Short example: use the new Codex feature
Human step first: test the alpha channel in a separate workspace if you normally evaluate Codex pre-releases. Confirm the version and configuration through your usual package process. Do not put alpha configuration into production workflows without a clear rollback path.
Then paste a short agent instruction in the workspace where Codex is already allowed to read repository and configuration files:
Inspect this Codex workspace for multi-agent policy readiness. Do not edit files. Find any Codex multi-agent configuration, logging setup, and runbook notes. Return one short receipt with: current Codex channel or version, whether delegation policy is explicit or effort-derived, whether direct tool-call timing can be captured, and one human review step before wider rollout.
Good output should:
- separate stable
0.142.5from the0.143.0-alpha.35alpha track - show whether delegation is governed by a readable policy or only by reasoning effort
- mention where JSON logs, trace IDs, and tool-call timing can be reviewed
- end with one concrete human review point
What Hammer would test first
We would start with one focused workflow: an agent that reads issues, splits analysis into subagents when useful, and leaves a short run receipt before anyone merges a change. Put API keys in environment variables or a secret manager, use scoped permissions, redact sensitive content from shared logs, and keep an approval gate before the agent can write, push, or create a PR.
This fits naturally into Tool Forge: not more AI for its own sake, but a workspace where Codex rules, logs, and human review line up. The alpha changes are not a reason to chase every nightly build. They are a good reminder of what teams need when coding agents move from a chat tab into a workflow other people have to trust.
FAQ
Is 0.143.0-alpha.35 the latest stable OpenAI Codex CLI release?
No. On July 3, 2026, the npm registry showed 0.142.5 as latest and 0.143.0-alpha.35 as alpha.
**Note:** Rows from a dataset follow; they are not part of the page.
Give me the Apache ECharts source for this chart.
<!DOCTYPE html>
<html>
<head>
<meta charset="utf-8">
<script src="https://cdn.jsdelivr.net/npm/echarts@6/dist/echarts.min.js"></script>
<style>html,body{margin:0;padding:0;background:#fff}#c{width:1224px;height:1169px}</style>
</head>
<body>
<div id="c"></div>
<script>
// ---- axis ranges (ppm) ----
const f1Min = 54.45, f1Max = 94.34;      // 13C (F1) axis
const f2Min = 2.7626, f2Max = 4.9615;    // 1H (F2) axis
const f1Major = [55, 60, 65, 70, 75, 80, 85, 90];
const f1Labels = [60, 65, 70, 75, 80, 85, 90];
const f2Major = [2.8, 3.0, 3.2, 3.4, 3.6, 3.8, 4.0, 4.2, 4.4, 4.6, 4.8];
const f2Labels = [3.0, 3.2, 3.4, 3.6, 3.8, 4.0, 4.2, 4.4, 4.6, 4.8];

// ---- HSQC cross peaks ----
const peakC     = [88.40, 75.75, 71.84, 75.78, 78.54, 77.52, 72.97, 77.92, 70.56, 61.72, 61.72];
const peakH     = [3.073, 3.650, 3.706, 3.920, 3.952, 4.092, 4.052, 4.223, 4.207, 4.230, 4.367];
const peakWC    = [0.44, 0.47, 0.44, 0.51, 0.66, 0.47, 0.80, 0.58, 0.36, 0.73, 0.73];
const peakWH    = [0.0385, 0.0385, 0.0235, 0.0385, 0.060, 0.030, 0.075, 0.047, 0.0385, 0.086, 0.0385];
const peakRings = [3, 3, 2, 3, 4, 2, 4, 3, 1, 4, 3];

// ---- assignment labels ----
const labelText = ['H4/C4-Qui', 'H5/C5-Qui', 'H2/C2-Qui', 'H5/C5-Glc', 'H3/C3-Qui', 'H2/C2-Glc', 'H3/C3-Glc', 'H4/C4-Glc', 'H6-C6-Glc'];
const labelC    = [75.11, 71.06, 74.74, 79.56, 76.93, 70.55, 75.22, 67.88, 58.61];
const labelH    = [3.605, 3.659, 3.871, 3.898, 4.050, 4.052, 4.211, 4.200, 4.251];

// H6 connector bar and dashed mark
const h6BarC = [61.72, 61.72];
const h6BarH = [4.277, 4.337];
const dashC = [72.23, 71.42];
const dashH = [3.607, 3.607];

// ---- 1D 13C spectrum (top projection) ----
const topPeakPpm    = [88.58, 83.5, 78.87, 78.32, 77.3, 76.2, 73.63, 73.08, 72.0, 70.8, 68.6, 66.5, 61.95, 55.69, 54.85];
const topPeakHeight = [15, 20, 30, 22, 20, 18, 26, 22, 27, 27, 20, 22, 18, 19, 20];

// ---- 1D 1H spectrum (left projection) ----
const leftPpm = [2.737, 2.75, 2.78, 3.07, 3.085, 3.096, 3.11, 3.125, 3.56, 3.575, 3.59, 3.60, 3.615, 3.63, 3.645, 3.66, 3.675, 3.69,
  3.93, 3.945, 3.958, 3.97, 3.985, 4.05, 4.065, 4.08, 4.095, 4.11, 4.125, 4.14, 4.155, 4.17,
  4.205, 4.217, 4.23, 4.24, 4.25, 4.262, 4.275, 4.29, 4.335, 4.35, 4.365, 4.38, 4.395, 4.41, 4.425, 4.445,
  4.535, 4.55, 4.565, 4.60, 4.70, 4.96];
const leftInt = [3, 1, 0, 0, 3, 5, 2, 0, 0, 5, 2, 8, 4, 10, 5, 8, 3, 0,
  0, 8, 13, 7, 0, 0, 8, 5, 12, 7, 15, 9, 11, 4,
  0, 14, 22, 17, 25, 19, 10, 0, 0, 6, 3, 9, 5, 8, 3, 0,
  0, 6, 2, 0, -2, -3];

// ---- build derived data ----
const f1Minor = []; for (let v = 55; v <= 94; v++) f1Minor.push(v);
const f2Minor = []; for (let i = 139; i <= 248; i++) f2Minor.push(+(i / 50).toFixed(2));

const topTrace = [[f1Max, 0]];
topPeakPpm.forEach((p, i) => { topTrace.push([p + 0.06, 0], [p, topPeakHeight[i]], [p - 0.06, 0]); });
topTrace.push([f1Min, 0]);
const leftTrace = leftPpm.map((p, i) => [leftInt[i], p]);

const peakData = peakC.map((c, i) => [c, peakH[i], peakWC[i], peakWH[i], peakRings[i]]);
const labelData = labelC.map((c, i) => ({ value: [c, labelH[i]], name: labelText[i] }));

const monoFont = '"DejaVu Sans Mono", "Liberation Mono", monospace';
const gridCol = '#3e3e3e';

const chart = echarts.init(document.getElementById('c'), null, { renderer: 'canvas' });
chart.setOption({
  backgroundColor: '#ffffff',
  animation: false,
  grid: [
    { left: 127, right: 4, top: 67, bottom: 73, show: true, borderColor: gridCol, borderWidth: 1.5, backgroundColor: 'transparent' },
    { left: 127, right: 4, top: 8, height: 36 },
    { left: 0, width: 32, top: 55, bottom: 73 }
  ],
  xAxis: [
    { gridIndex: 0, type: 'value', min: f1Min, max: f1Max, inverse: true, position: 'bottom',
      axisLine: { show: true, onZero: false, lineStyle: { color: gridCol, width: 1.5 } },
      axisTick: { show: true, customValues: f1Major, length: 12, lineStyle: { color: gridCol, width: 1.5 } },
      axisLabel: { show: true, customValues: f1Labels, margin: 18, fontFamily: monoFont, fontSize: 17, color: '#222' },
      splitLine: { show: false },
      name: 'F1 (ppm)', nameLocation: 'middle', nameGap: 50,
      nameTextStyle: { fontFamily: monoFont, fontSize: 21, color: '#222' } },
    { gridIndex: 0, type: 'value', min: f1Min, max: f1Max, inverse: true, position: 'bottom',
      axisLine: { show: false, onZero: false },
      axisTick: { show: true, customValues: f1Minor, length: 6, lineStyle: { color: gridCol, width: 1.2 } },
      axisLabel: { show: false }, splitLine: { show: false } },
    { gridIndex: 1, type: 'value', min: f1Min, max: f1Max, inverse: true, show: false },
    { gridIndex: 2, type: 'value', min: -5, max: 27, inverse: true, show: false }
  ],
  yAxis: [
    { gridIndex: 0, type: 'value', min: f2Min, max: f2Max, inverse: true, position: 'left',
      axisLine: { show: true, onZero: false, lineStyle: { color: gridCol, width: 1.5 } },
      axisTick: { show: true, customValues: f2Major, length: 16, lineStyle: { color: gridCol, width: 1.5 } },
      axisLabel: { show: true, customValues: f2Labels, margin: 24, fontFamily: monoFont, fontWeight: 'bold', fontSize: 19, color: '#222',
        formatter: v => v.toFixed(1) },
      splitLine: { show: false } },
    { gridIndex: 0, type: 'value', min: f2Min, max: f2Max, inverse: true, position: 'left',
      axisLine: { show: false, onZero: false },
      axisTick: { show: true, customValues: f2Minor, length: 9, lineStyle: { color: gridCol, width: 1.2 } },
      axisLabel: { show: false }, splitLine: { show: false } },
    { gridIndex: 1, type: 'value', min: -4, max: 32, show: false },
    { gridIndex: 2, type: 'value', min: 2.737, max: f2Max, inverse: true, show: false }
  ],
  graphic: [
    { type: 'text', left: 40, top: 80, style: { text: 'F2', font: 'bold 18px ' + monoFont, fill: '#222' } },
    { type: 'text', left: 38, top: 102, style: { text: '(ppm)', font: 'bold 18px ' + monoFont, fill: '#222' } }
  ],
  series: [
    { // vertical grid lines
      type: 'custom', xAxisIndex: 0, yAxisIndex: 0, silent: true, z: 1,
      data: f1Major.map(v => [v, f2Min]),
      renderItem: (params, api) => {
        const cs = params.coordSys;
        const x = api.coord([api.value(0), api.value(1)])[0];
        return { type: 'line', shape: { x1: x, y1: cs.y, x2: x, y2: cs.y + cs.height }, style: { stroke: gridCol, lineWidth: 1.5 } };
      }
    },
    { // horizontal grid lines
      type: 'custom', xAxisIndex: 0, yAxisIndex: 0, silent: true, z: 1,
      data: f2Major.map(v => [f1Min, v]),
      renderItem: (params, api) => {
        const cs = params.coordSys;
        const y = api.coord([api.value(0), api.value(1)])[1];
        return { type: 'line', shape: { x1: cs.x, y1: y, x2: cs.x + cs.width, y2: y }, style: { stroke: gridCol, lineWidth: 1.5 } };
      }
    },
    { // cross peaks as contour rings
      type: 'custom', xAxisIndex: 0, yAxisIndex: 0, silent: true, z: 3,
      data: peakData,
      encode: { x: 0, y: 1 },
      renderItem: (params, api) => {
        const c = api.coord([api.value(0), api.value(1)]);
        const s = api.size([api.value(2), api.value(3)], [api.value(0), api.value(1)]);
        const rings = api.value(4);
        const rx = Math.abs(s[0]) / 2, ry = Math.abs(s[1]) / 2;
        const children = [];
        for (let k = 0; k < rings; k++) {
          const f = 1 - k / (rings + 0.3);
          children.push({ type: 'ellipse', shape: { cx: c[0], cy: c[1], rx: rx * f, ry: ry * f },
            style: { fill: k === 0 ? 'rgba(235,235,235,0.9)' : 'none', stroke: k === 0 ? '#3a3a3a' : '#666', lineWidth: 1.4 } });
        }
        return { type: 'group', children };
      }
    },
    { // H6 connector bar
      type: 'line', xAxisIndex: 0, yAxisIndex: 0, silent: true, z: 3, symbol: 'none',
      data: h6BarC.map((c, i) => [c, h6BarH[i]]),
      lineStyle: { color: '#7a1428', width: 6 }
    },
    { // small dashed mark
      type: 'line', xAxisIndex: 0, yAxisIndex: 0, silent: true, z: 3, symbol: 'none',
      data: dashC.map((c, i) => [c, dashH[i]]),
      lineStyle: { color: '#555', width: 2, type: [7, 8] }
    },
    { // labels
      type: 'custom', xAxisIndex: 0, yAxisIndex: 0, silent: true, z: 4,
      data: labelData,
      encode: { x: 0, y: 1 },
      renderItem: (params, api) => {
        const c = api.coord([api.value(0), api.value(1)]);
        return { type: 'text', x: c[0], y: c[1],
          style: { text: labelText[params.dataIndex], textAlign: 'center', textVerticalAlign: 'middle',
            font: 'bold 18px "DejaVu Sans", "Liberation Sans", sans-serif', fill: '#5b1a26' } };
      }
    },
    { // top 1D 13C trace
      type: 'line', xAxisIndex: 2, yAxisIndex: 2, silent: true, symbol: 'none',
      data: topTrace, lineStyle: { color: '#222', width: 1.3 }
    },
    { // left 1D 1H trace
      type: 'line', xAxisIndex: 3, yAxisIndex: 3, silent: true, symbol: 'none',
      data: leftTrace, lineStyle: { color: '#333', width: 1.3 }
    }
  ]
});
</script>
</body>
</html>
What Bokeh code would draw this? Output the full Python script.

Treat the alpha channel as a test lane, not a routine production upgrade.
What is the practical change in this Codex release-note signal?
The strongest change is that multi-agent V2 can receive its own mode hint text in configuration, so delegation can follow a stable policy instead of only varying with reasoning effort.
Why is tool-call timing covered in the same post?
It is a related alpha signal from 0.143.0-alpha.34: Codex app-server can log a structured codex.tool_call event for direct tool calls, which makes agent work easier to measure and review.